Copy all lines of the listing that include the string "produces".

=-=-=

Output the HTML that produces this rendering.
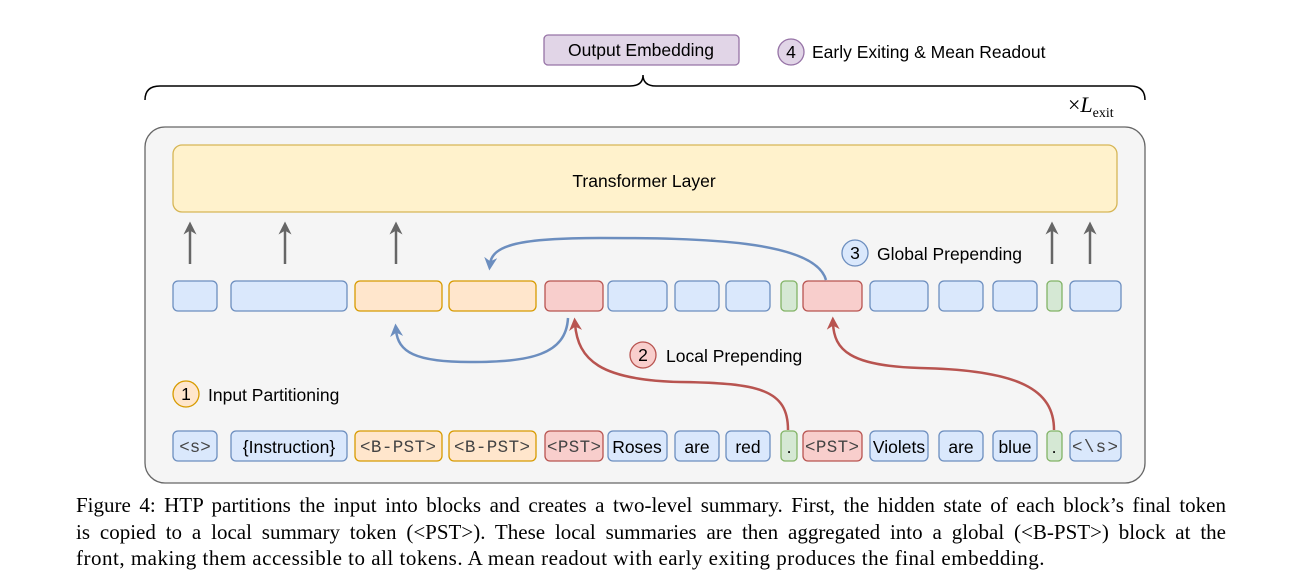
<!DOCTYPE html>
<html><head><meta charset="utf-8"><style>
html,body{margin:0;padding:0;background:#fff;width:1298px;height:582px;overflow:hidden}
svg{display:block}
.s{font-family:"Liberation Sans",sans-serif;font-size:17.5px;fill:#000}
.m{font-family:"Liberation Mono",monospace;font-size:17.5px;fill:#444}
.cap{position:absolute;left:76px;top:492px;width:1150px;font-family:"Liberation Serif",serif;font-size:21px;line-height:26.5px;color:#000}
.cap div{text-align:justify;text-align-last:justify;white-space:nowrap}
.cap div.l{text-align-last:left;letter-spacing:0.5px}
</style></head><body>
<svg width="1298" height="582" xmlns="http://www.w3.org/2000/svg">
<defs>
<marker id="ar" viewBox="0 0 10 10" refX="5" refY="5" markerWidth="13" markerHeight="13" markerUnits="userSpaceOnUse" orient="auto"><path d="M0,0 L10,5 L0,10 L3,5z" fill="#b85450"/></marker>
<marker id="ag" viewBox="0 0 10 10" refX="5" refY="5" markerWidth="13" markerHeight="13" markerUnits="userSpaceOnUse" orient="auto"><path d="M0,0 L10,5 L0,10 L3,5z" fill="#666"/></marker>
<marker id="ab2" viewBox="0 0 10 10" refX="5" refY="5" markerWidth="13" markerHeight="13" markerUnits="userSpaceOnUse" orient="auto"><path d="M0,0 L10,5 L0,10 L3,5z" fill="#6c8ebf"/></marker>
</defs>
<rect x="544" y="35" width="195" height="30" rx="4" fill="#e1d5e7" stroke="#9673a6" stroke-width="1.3"/>
<text x="641" y="56" class="s" text-anchor="middle">Output Embedding</text>
<circle cx="791" cy="52" r="13" fill="#e1d5e7" stroke="#9673a6" stroke-width="1.3"/>
<text x="791" y="58" class="s" text-anchor="middle">4</text>
<text x="812" y="58" class="s">Early Exiting &amp; Mean Readout</text>
<path d="M145,100 Q145,86 160,86 L630,86 Q643,86 643,75 Q643,86 656,86 L1130,86 Q1145,86 1145,100" fill="none" stroke="#000" stroke-width="1.5"/>
<text x="1068" y="112" font-family="Liberation Serif,serif" font-size="22" fill="#000">×<tspan font-style="italic">L</tspan><tspan font-size="14" dy="5">exit</tspan></text>
<rect x="145" y="127" width="1000" height="356" rx="20" fill="#f5f5f5" stroke="#666" stroke-width="1.3"/>
<rect x="173" y="145" width="944" height="67" rx="9" fill="#fff2cc" stroke="#d6b656" stroke-width="1.3"/>
<text x="644" y="187" class="s" text-anchor="middle">Transformer Layer</text>
<g stroke="#666" stroke-width="2.5" marker-end="url(#ag)">
<line x1="190" y1="264" x2="190" y2="228"/><line x1="285" y1="264" x2="285" y2="228"/><line x1="396" y1="264" x2="396" y2="228"/><line x1="1052" y1="264" x2="1052" y2="228"/><line x1="1090" y1="264" x2="1090" y2="228"/>
</g>
<g stroke-width="1.3">
<rect x="173" y="281" width="44" height="30" rx="5" fill="#dae8fc" stroke="#6c8ebf"/>
<rect x="231" y="281" width="116" height="30" rx="5" fill="#dae8fc" stroke="#6c8ebf"/>
<rect x="355" y="281" width="87" height="30" rx="5" fill="#ffe6cc" stroke="#d79b00"/>
<rect x="449" y="281" width="87" height="30" rx="5" fill="#ffe6cc" stroke="#d79b00"/>
<rect x="545" y="281" width="58" height="30" rx="5" fill="#f8cecc" stroke="#b85450"/>
<rect x="608" y="281" width="59" height="30" rx="5" fill="#dae8fc" stroke="#6c8ebf"/>
<rect x="675" y="281" width="44" height="30" rx="5" fill="#dae8fc" stroke="#6c8ebf"/>
<rect x="726" y="281" width="44" height="30" rx="5" fill="#dae8fc" stroke="#6c8ebf"/>
<rect x="781" y="281" width="16" height="30" rx="4" fill="#d5e8d4" stroke="#82b366"/>
<rect x="803" y="281" width="59" height="30" rx="5" fill="#f8cecc" stroke="#b85450"/>
<rect x="870" y="281" width="58" height="30" rx="5" fill="#dae8fc" stroke="#6c8ebf"/>
<rect x="939" y="281" width="44" height="30" rx="5" fill="#dae8fc" stroke="#6c8ebf"/>
<rect x="993" y="281" width="44" height="30" rx="5" fill="#dae8fc" stroke="#6c8ebf"/>
<rect x="1047" y="281" width="15" height="30" rx="4" fill="#d5e8d4" stroke="#82b366"/>
<rect x="1070" y="281" width="51" height="30" rx="5" fill="#dae8fc" stroke="#6c8ebf"/>
</g>
<g stroke-width="1.3">
<rect x="173" y="431" width="44" height="30" rx="5" fill="#dae8fc" stroke="#6c8ebf"/>
<rect x="231" y="431" width="116" height="30" rx="5" fill="#dae8fc" stroke="#6c8ebf"/>
<rect x="355" y="431" width="87" height="30" rx="5" fill="#ffe6cc" stroke="#d79b00"/>
<rect x="449" y="431" width="87" height="30" rx="5" fill="#ffe6cc" stroke="#d79b00"/>
<rect x="545" y="431" width="58" height="30" rx="5" fill="#f8cecc" stroke="#b85450"/>
<rect x="608" y="431" width="59" height="30" rx="5" fill="#dae8fc" stroke="#6c8ebf"/>
<rect x="675" y="431" width="44" height="30" rx="5" fill="#dae8fc" stroke="#6c8ebf"/>
<rect x="726" y="431" width="44" height="30" rx="5" fill="#dae8fc" stroke="#6c8ebf"/>
<rect x="781" y="431" width="16" height="30" rx="4" fill="#d5e8d4" stroke="#82b366"/>
<rect x="803" y="431" width="59" height="30" rx="5" fill="#f8cecc" stroke="#b85450"/>
<rect x="870" y="431" width="58" height="30" rx="5" fill="#dae8fc" stroke="#6c8ebf"/>
<rect x="939" y="431" width="44" height="30" rx="5" fill="#dae8fc" stroke="#6c8ebf"/>
<rect x="993" y="431" width="44" height="30" rx="5" fill="#dae8fc" stroke="#6c8ebf"/>
<rect x="1047" y="431" width="15" height="30" rx="4" fill="#d5e8d4" stroke="#82b366"/>
<rect x="1070" y="431" width="51" height="30" rx="5" fill="#dae8fc" stroke="#6c8ebf"/>
</g>
<text x="195" y="452" class="m" text-anchor="middle">&lt;s&gt;</text>
<text x="289" y="453" class="s" text-anchor="middle">{Instruction}</text>
<text x="398" y="452" class="m" text-anchor="middle" textLength="76">&lt;B-PST&gt;</text>
<text x="492" y="452" class="m" text-anchor="middle" textLength="76">&lt;B-PST&gt;</text>
<text x="574" y="452" class="m" text-anchor="middle" textLength="54">&lt;PST&gt;</text>
<text x="637" y="453" class="s" text-anchor="middle">Roses</text>
<text x="697" y="453" class="s" text-anchor="middle">are</text>
<text x="748" y="453" class="s" text-anchor="middle">red</text>
<text x="789" y="453" class="s" text-anchor="middle">.</text>
<text x="832" y="452" class="m" text-anchor="middle" textLength="54">&lt;PST&gt;</text>
<text x="899" y="453" class="s" text-anchor="middle">Violets</text>
<text x="961" y="453" class="s" text-anchor="middle">are</text>
<text x="1015" y="453" class="s" text-anchor="middle">blue</text>
<text x="1054" y="453" class="s" text-anchor="middle">.</text>
<text x="1095" y="452" class="m" text-anchor="middle" textLength="46">&lt;\s&gt;</text>
<path d="M826,280 C815,240 700,238 600,238 C520,238 492,245 490,264" fill="none" stroke="#6c8ebf" stroke-width="2.5" marker-end="url(#ab2)"/>
<path d="M568,318 C566,355 530,362 470,362 C415,362 398,352 396,330" fill="none" stroke="#6c8ebf" stroke-width="2.5" marker-end="url(#ab2)"/>
<path d="M788,430 C788,390 760,383 680,382 C600,380 578,360 575,324" fill="none" stroke="#b85450" stroke-width="2.5" marker-end="url(#ar)"/>
<path d="M1054,430 C1054,390 1020,370 920,368 C850,366 834,350 833,323" fill="none" stroke="#b85450" stroke-width="2.5" marker-end="url(#ar)"/>
<circle cx="186" cy="394" r="13" fill="#ffe6cc" stroke="#d79b00" stroke-width="1.3"/>
<text x="186" y="400" class="s" text-anchor="middle">1</text>
<text x="208" y="401" class="s">Input Partitioning</text>
<circle cx="643" cy="355" r="13" fill="#f8cecc" stroke="#b85450" stroke-width="1.3"/>
<text x="643" y="361" class="s" text-anchor="middle">2</text>
<text x="666" y="362" class="s">Local Prepending</text>
<circle cx="855" cy="253" r="13" fill="#dae8fc" stroke="#6c8ebf" stroke-width="1.3"/>
<text x="855" y="259" class="s" text-anchor="middle">3</text>
<text x="877" y="260" class="s">Global Prepending</text>
</svg>
<div class="cap">
<div>Figure 4: HTP partitions the input into blocks and creates a two-level summary. First, the hidden state of each block’s final token</div>
<div>is copied to a local summary token (&lt;PST&gt;). These local summaries are then aggregated into a global (&lt;B-PST&gt;) block at the</div>
<div class="l">front, making them accessible to all tokens. A mean readout with early exiting produces the final embedding.</div>
</div>
</body></html>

=-=-=

> **Result**
Output the HTML that produces this rendering.
<div class="l">front, making them accessible to all tokens. A mean readout with early exiting produces the final embedding.</div>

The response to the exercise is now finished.